Banks can change dollars into rubles and invest them at annual interest rates of up to 200 percent -- almost 17 percent a month under Russia's method of calculating rates.
The Central Bank refinancing rate of 150 percent works out at 12.5 percent a month. But the ruble fell only 3.6 percent against the dollar in July, so banks can make a healthy profit even after they change rubles back into dollars. Monthly Russian inflation was 5.1 percent in July.
"Russians are bringing a portion of their money back from abroad to invest in the domestic market because the yields are much higher," said Victor Huaco of LTS Finance.
A Russian banker said some foreign firms were playing the domestic market because profits were much bigger than those they could make at home.
"Some firms are making profits of 100 percent in our markets," he said. "They can afford an expensive dollar bridging loan to fund their investment here."
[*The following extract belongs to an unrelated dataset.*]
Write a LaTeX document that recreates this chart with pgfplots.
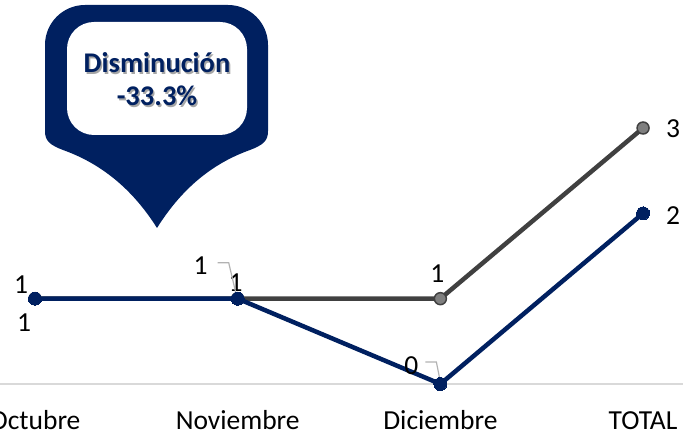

Advertisements for dollar investments have sprung up across Moscow in recent months, with firms and banks offering high returns in television commercials and in newspapers.
But bankers said the interest rates actually paid on dollar investments were often far lower than the headline rates in the advertisements.
"By the time you close the contract and include a somewhat dubious guarantee the rate is no longer so attractive," said Yury Obolentsev of Mezhekonombank. "And the risk is huge."
A German banker was more blunt:
"You may have to assume you will never see your money again," he said.
Huaco estimated banks' short-term dollar investments at "several hundred million dollars a year" but stressed that nobody knew the true figure.